Being a Father and Starting a Business
Let me set the scene: it’s a beautiful day in London, but south London is especially beautiful. Now, all I want to do is chill, write emails, and watch films all day.
My son had been banging on since morning that he wanted to go to the park because it is summer holiday for the kids.
So, he finally persuaded me to go to the park (when I say persuaded, I mean he dragged me kicking and screaming, LOL). I managed to grab my laptop to do some work while we were there. We drove down to the park, which is about a seven minute walk (that’s me being generous) and, once we got there, the park was full of kids. I found a seat on a bench and told my son to go play.
Now, usually, I’d run around with him and become the Big Kid Dad that I am. But, on this occasion, all I could think about was working on my business, getting emails sent out, writing a blog post or two, and enjoying the sun.
The local park was full of kids, parents, young basketball hopefuls on the court, and a couple of sunbathers. My son was running around in his Batman costume, by himself, looking like a lost puppy. Now, let me give you a little character background on my son. He is amazing, funny, cheeky, has enough common sense for two lifetimes, and is the most friendly child you’d ever meet.
What he doesn’t realise is that not all children are like him, so when he tries to get other children‘s attention and initiate the first contact, some kids choose to ignore that.

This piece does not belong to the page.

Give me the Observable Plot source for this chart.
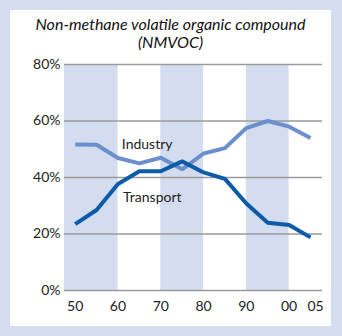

The look on his face is heartbreaking, which is where Big Kid Dad gets involved.
As parents, we build our children‘s character as best we can by putting them into situations that they’re not used to or comfortable with, such as being at a park with other children he doesn’t know or having him ride a bike without training wheels for the first time. These situations, over time, teach them that confidence, strength, and innocence only serves you for so long.
So, back to the park. My son continued to run around by himself, trying to make friends here and there. I can always tell when he hasn’t been successful because he comes to look for Big Kid Dad to save the day. But the difference, now, is that big kid dad is trying to build a better life for both of us. Do I become Big Kid Dad or continue with my work and allow him to learn one of life’s harsh realities, life’s a bitch, lol?
But as the sun glistened on his disheartened face, Big Kid Dad put on his spandex, cape, and mask, laced up his boots, and came to the rescue.
The reason why most parents do things they may not want to do (and I say “most” because I’m hopeful for the innocent children who are bought into this world) is because unconditional love has no days off, no breaks, no holidays, or part–time hours. It is a FULL–TIME JOB.
Now, as we played Batman and Flash (I’m always Flash), other children slowly began to get involved with our game and Big Kid Dad got told that he was not wanted anymore. I returned to my bench, took off my Big Kid Dad costume, and returned to work, which, incidentally, did not actually get done.
As the sun started to descend behind the trees in the distance and a cold chill blew through, I yelled, “Saddle up time!” to my boy and we rode off into the sunset.